The new Ponzi scheme works as follows. Banks are refusing to lend to businesses and consumers, and the Fed is keeping interest rates low and is engaging in quantitative easing to pump liquidity into the banking system in order to induce banks to resume lending. But banks still have no desire to lend because it is a low-margin, capital-intensive business. Since mortgages can no longer be turned into mortgage-backed securities and sold off to investors, a bank now has to hold them on its books for 30 years, bear the risk and get a 5 percent interest for its troubles.
Instead, banks could take the free money from the Fed and invest it into the same Greek government bonds, which pay 12 percent a year. It is speculation, of course, but returns are high and, by rescuing big banks in 2008 and 2009, Uncle Sam has put the markets on notice that those banks are too big to fail even if they suffer massive speculative losses.

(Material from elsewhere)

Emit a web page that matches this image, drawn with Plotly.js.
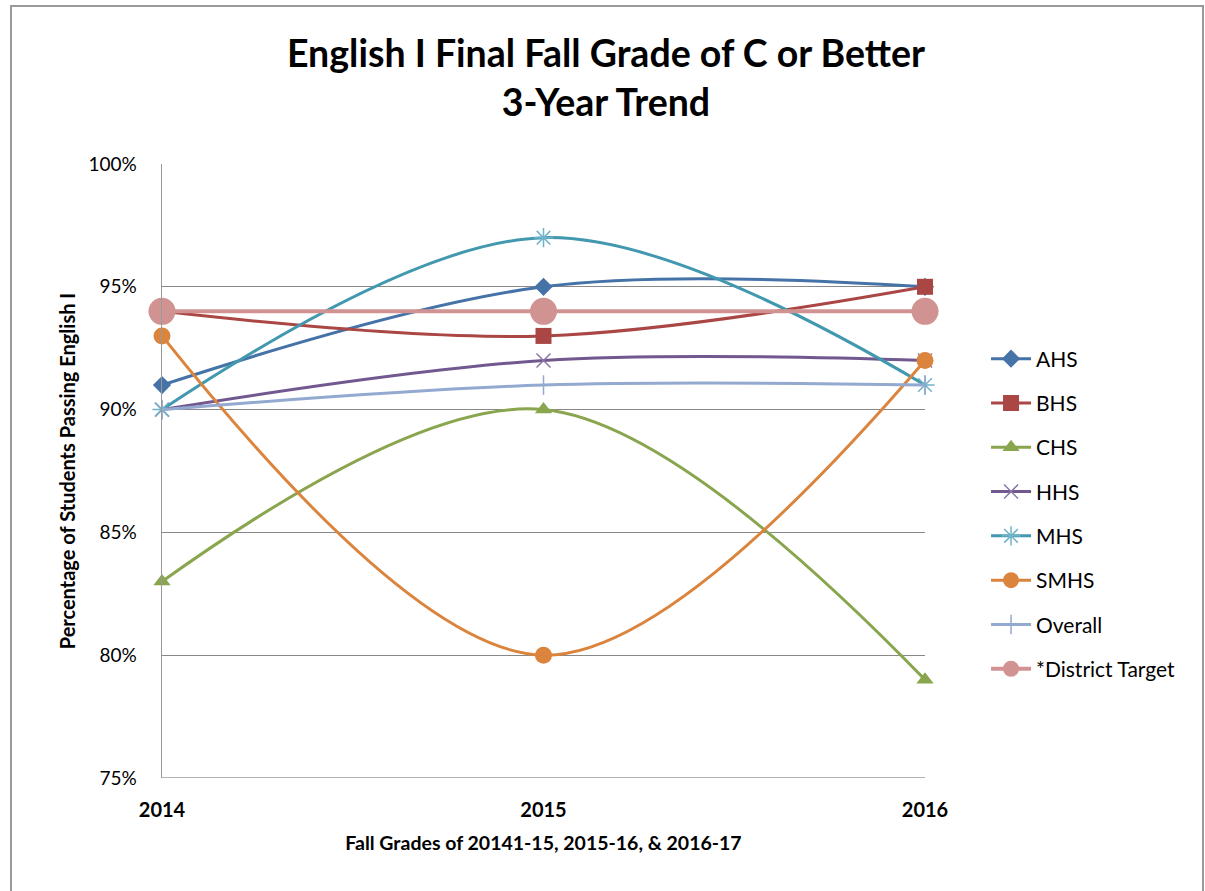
<!DOCTYPE html>
<html>
<head>
<meta charset="utf-8">
<script src="https://cdn.plot.ly/plotly-3.0.1.min.js"></script>
<style>
  html, body { margin: 0; padding: 0; background: #fff; }
  #chart { width: 1205px; height: 891px; }
</style>
</head>
<body>
<div id="chart"></div>
<script>
const years = ["2014", "2015", "2016"];
const AHS = [0.91, 0.95, 0.95];
const BHS = [0.94, 0.93, 0.95];
const CHS = [0.83, 0.90, 0.79];
const HHS = [0.90, 0.92, 0.92];
const MHS = [0.90, 0.97, 0.91];
const SMHS = [0.93, 0.80, 0.92];
const Overall = [0.90, 0.91, 0.91];
const DistrictTarget = [0.94, 0.94, 0.94];
const yTicks = [0.75, 0.80, 0.85, 0.90, 0.95, 1.00];
const yTickText = ["75%", "80%", "85%", "90%", "95%", "100%"];

const FONT = "Lato, 'Open Sans', sans-serif";

function series(name, y, color, symbol, size, width, mcolor, mline) {
  return {
    type: "scatter", mode: "lines+markers", name: name, x: years, y: y,
    legendgroup: name, cliponaxis: false,
    line: { color: color, width: width, shape: "spline", smoothing: 1 },
    marker: { symbol: symbol, size: size, color: mcolor || color,
              line: { color: mcolor || color, width: mline || 0 } },
    hoverinfo: "skip"
  };
}

const traces = [
  series("AHS", AHS, "#4572A7", "diamond", 14, 3),
  series("BHS", BHS, "#AA4643", "square", 16, 3),
  series("CHS", CHS, "#89A54E", "triangle-up", 15, 3),
  series("HHS", HHS, "#71588F", "x-thin-open", 14, 3, "#8A78A8", 1.5),
  series("MHS", MHS, "#4198AF", "asterisk-open", 16, 3, "#6FB3C8", 1.5),
  series("SMHS", SMHS, "#DB843D", "circle", 17, 3),
  series("Overall", Overall, "#93A9CF", "line-ns-open", 14, 3, "#93A9CF", 1.5),
  series("*District Target", DistrictTarget, "#D19392", "circle", 27, 4)
];

const layout = {
  width: 1205, height: 891,
  paper_bgcolor: "#fff", plot_bgcolor: "#fff",
  margin: { l: 162, r: 280, t: 164, b: 113 },
  font: { family: FONT, color: "#000" },
  showlegend: true,
  title: {
    text: "English I Final Fall Grade of C or Better<br>3-Year Trend",
    font: { family: FONT, size: 37.5, color: "#000", weight: "bold" },
    x: 606 / 1205, xanchor: "center", xref: "container",
    y: 1 - 67 / 891, yanchor: "middle", yref: "container"
  },
  xaxis: {
    type: "category", range: [0, 2],
    showgrid: false, zeroline: false,
    showline: false, ticks: "",
    tickfont: { family: FONT, size: 20, color: "#000", weight: "bold" },
    ticklabelstandoff: 18,
    title: { text: "Fall Grades of 20141-15, 2015-16, & 2016-17",
             font: { family: FONT, size: 19.5, color: "#000", weight: "bold" }, standoff: 16 }
  },
  yaxis: {
    range: [0.75, 1.0], tickvals: yTicks, ticktext: yTickText,
    showgrid: true, gridcolor: "#888", gridwidth: 1,
    zeroline: false, showline: true, linecolor: "#999", linewidth: 1.5,
    ticks: "", ticklabelstandoff: 20,
    tickfont: { family: FONT, size: 19, color: "#000" },
    title: { text: "Percentage of Students Passing English I",
             font: { family: FONT, size: 20, color: "#000", weight: "bold" }, standoff: 7 }
  },
  legend: {
    x: 1.08, xanchor: "left", y: 0.43, yanchor: "middle",
    font: { family: FONT, size: 21, color: "#000" },
    tracegroupgap: 14, itemwidth: 40,
    bgcolor: "rgba(0,0,0,0)"
  },
  shapes: [
    { type: "line", xref: "paper", yref: "y", x0: 0, x1: 1, y0: 0.75, y1: 0.75,
      line: { color: "#999", width: 1.5 }, layer: "below" },
    { type: "rect", xref: "paper", yref: "paper",
      x0: (11 - 162) / 763, x1: (1203 - 162) / 763,
      y0: -0.2, y1: (778 - 6) / 614,
      line: { color: "#999", width: 2 }, fillcolor: "rgba(0,0,0,0)" }
  ]
};

Plotly.newPlot("chart", traces, layout, { displayModeBar: false, staticPlot: true });
</script>
</body>
</html>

This is an excellent example of how, by pursuing the path of least political resistance, the government and the Fed are creating a wrong set of incentives for companies and financial institutions.
In other words, the U.S. government has opted for less pain in the short run at the expense of healthy growth over the long term. Growth can only come from the private sector, from ideas that individuals and companies develop under the conditions of free market competition.
But even preserving the status quo doesn’t work over the long run. Consumers are still overstretched and indebted, and the government will sooner or later have to cut its spending sharply. The most likely medium-term prospect for the U.S. economy is sluggish, jerky growth with a considerable risk of another slump.